A superposition of the autoinhibitory JM_in (blue) in its axitinib complex position onto the (A) tivozanib and (B) sorafenib complexes illustrates how the larger inhibitor substituents clash with this position of I804. A van der Waals representation shows a favorable hydrophobic interaction between (C) axitinib and I804 of the JM.

Fig. 3.

Model of autoinhibitory to active conformation transitions for JM and DFG. The perspective in this graphic is from below with respect to Figs. 1 and 2 and rotated ∼160° from the top. Surface coloring: DFG (yellow), JM (red), ATP (cyan), and axitinib and tivozanib (gray). The ATP binding position was modeled from PDB ID code 1IR3. The DFG and JM positions are fixed in the vertical comparisons, where A and D are taken from the axitinib complex and B and E are taken from the tivozanib complex. (C) The activated VEGFR2 kinase domain including DFG was reported previously (PDB ID code 1VR2), and the JM is modeled from the tivozanib complex. The conformations from left to right correspond to TKI binding (D) type IV and (E) type II, type II, and type IV.

Fig. 4.

Graph of data generated from both constructs plotted on the y axis vs. cellular data. Coloring by binding mode: type II (red), type IVa (blue), and type IVb (green). Shape and shade by construct: plus-JM is darker and designated with +; minus-JM is lighter and designated with −. The minus-JM K_i values differ to the plus-JM for type IV TKIs and not for the two type II TKIs with the largest RDP groups. The type II exception is tivozanib.

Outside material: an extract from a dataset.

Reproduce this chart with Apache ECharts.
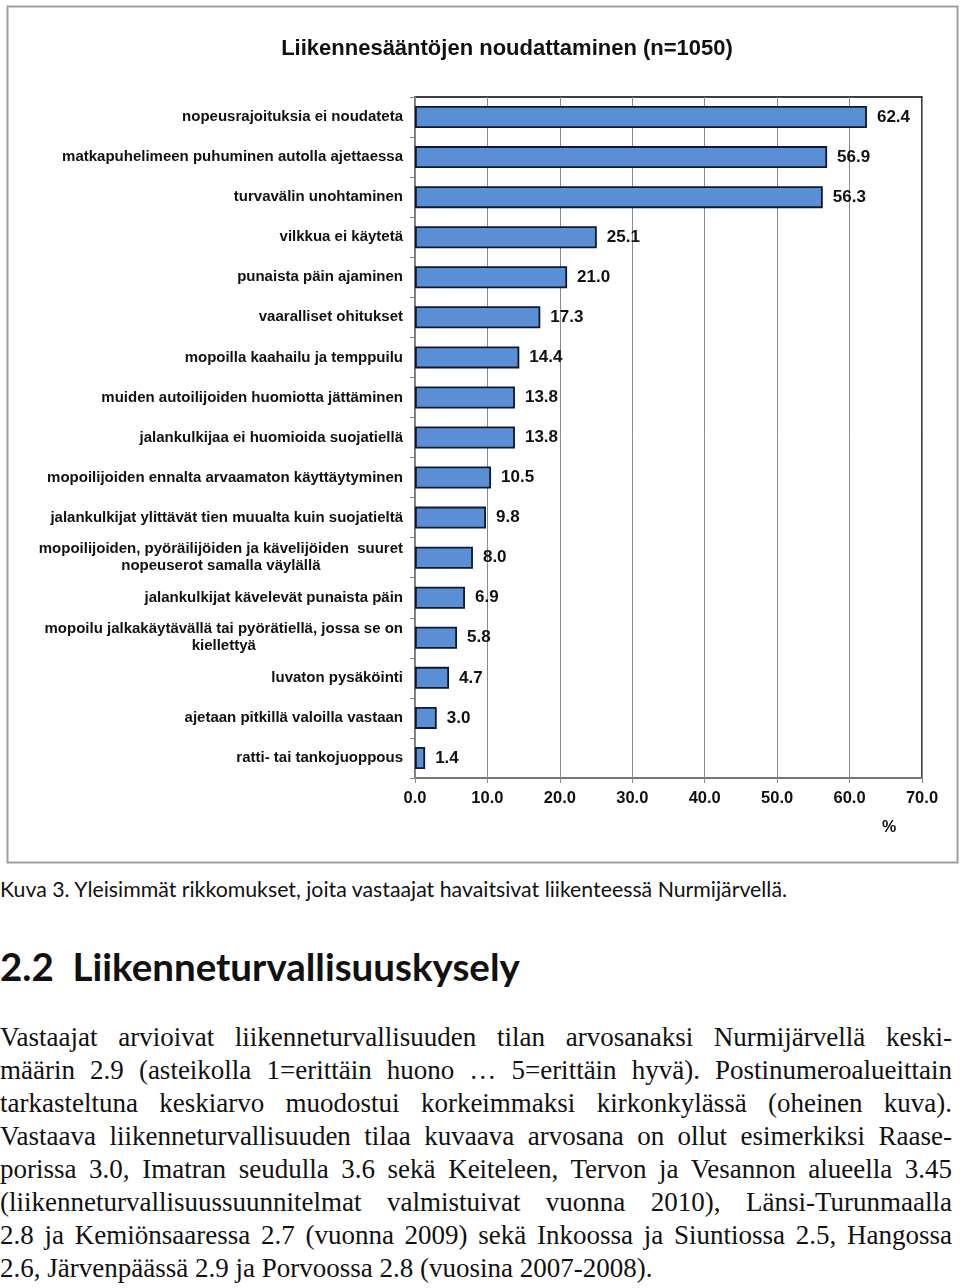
<!DOCTYPE html>
<html>
<head>
<meta charset="utf-8">
<script src="https://cdn.jsdelivr.net/npm/echarts@6/dist/echarts.min.js"></script>
<style>
  html, body { margin: 0; padding: 0; background: #fff; }
  body { width: 960px; height: 1288px; position: relative; overflow: hidden; }
  #chart { position: absolute; left: 0; top: 0; width: 960px; height: 866px; }
  #caption { position: absolute; left: 0; top: 876px; font-family: Lato, "Open Sans", sans-serif; font-size: 21.3px; color: #111; white-space: nowrap; }
  #heading { position: absolute; left: 0; top: 943px; font-family: Lato, "Open Sans", sans-serif; font-weight: 700; font-size: 38.5px; color: #111; white-space: nowrap; }
  #para { position: absolute; left: 0; top: 1021px; width: 952px; font-family: "Liberation Serif", "DejaVu Serif", serif; font-size: 27px; line-height: 33px; color: #111; }
  #para div { text-align: justify; text-align-last: justify; white-space: nowrap; }
  #para div.last { text-align-last: left; }
</style>
</head>
<body>
<div id="chart"></div>
<div id="caption">Kuva 3. Yleisimmät rikkomukset, joita vastaajat havaitsivat liikenteessä Nurmijärvellä.</div>
<div id="heading">2.2&nbsp;&nbsp;Liikenneturvallisuuskysely</div>
<div id="para">
  <div>Vastaajat arvioivat liikenneturvallisuuden tilan arvosanaksi Nurmijärvellä keski-</div>
  <div>määrin 2.9 (asteikolla 1=erittäin huono … 5=erittäin hyvä). Postinumeroalueittain</div>
  <div>tarkasteltuna keskiarvo muodostui korkeimmaksi kirkonkylässä (oheinen kuva).</div>
  <div>Vastaava liikenneturvallisuuden tilaa kuvaava arvosana on ollut esimerkiksi Raase-</div>
  <div>porissa 3.0, Imatran seudulla 3.6 sekä Keiteleen, Tervon ja Vesannon alueella 3.45</div>
  <div>(liikenneturvallisuussuunnitelmat valmistuivat vuonna 2010), Länsi-Turunmaalla</div>
  <div>2.8 ja Kemiönsaaressa 2.7 (vuonna 2009) sekä Inkoossa ja Siuntiossa 2.5, Hangossa</div>
  <div class="last">2.6, Järvenpäässä 2.9 ja Porvoossa 2.8 (vuosina 2007-2008).</div>
</div>
<script>
const title = 'Liikennesääntöjen noudattaminen (n=1050)';
const categories = [
  'nopeusrajoituksia ei noudateta',
  'matkapuhelimeen puhuminen autolla ajettaessa',
  'turvavälin unohtaminen',
  'vilkkua ei käytetä',
  'punaista päin ajaminen',
  'vaaralliset ohitukset',
  'mopoilla kaahailu ja temppuilu',
  'muiden autoilijoiden huomiotta jättäminen',
  'jalankulkijaa ei huomioida suojatiellä',
  'mopoilijoiden ennalta arvaamaton käyttäytyminen',
  'jalankulkijat ylittävät tien muualta kuin suojatieltä',
  'mopoilijoiden, pyöräilijöiden ja kävelijöiden  suuret\nnopeuserot samalla väylällä',
  'jalankulkijat kävelevät punaista päin',
  'mopoilu jalkakäytävällä tai pyörätiellä, jossa se on\nkiellettyä',
  'luvaton pysäköinti',
  'ajetaan pitkillä valoilla vastaan',
  'ratti- tai tankojuoppous'
];
const values = [62.4, 56.9, 56.3, 25.1, 21.0, 17.3, 14.4, 13.8, 13.8, 10.5, 9.8, 8.0, 6.9, 5.8, 4.7, 3.0, 1.4];
const axisMin = 0, axisMax = 70, axisStep = 10;
const unitLabel = '%';

const chart = echarts.init(document.getElementById('chart'), null, { renderer: 'canvas' });
const font = '"Liberation Sans", Arial, sans-serif';
chart.setOption({
  animation: false,
  backgroundColor: '#fff',
  title: {
    text: title, left: 502, top: 33, textAlign: 'center',
    textStyle: { fontFamily: font, fontSize: 22, fontWeight: 'bold', color: '#111' }
  },
  graphic: [
    { type: 'rect', left: 5, top: 4, shape: { width: 950, height: 856 }, style: { fill: 'none', stroke: '#a0a0a0', lineWidth: 2 }, z: -1 },
    { type: 'text', left: 882, top: 820, style: { text: unitLabel, font: 'bold 16px ' + font, fill: '#111' } }
  ],
  grid: { left: 415, right: 38, top: 97, bottom: 88, show: true, borderColor: '#000', borderWidth: 1.5, backgroundColor: 'transparent' },
  xAxis: {
    type: 'value', min: axisMin, max: axisMax, interval: axisStep,
    axisLine: { show: true, lineStyle: { color: '#888', width: 1.5 } },
    axisTick: { show: true, length: 5, lineStyle: { color: '#888' } },
    splitLine: { show: true, lineStyle: { color: '#8a8a8a', width: 1 } },
    axisLabel: { margin: 12, fontFamily: font, fontSize: 16.5, fontWeight: 'bold', color: '#111', formatter: v => v.toFixed(1) }
  },
  yAxis: {
    type: 'category', data: categories, inverse: true,
    axisLine: { show: true, lineStyle: { color: '#888', width: 1.5 } },
    axisTick: { show: true, length: 5, lineStyle: { color: '#888' } },
    axisLabel: {
      margin: 12, fontFamily: font, fontSize: 15, fontWeight: 'bold', color: '#111', lineHeight: 17,
      formatter: v => v.split('\n').map(s => '{c|' + s + '}').join('\n'),
      rich: { c: { align: 'center', fontFamily: font, fontSize: 15, fontWeight: 'bold', color: '#111', lineHeight: 17 } }
    }
  },
  series: [{
    type: 'bar', data: values, barWidth: 22,
    itemStyle: { color: '#5a8fd6', borderColor: '#0e1830', borderWidth: 1.8 },
    label: { show: true, position: 'right', distance: 10, fontFamily: font, fontSize: 17, fontWeight: 'bold', color: '#111', formatter: p => p.value.toFixed(1) }
  }]
});
</script>
</body>
</html>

The minus-JM results fall above the 1:1 line vs. pVEGFR2 cell IC₅₀, a rare circumstance for kinase inhibitors that bind the ATP site.

Fig. 5.

(A) Kinome selectivity tree of Food and Drug Administration-approved VEGFR TK drugs in RCC. Circle sizes are inversely proportional to fold selectivity ratios calculated as (K_i for kinase)/(plus-JM K_i). (B) x axis broken after 0.1 and 0.8 and contracted. Coloring indicates channel occupancy: yes (blue) and no (red). The KPI measure of selectivity correlates with LipE for channel binders.

Fig. 6.

The five TKI/plus-JM complexes are vertically aligned to depict the similarities of ATP site occupancy and differences in the interactions with the channel and RDP. The translucent skins are protein surfaces generated for each complex and colored by atom type. (A–E) The TKIs are ordered from top to bottom by the greatest fill of the channel and RDP for (A) sorafenib to the least for (E) sunitinib. Black dashed lines represent hydrogen bonds.

Fig. 7.

A shows the PFS results from cytokine refractory RCC trials (PFS1) plotted against plus-JM LipE. B shows PFS results from mostly first-line RCC studies (PFS2) plotted against plus-JM LipE.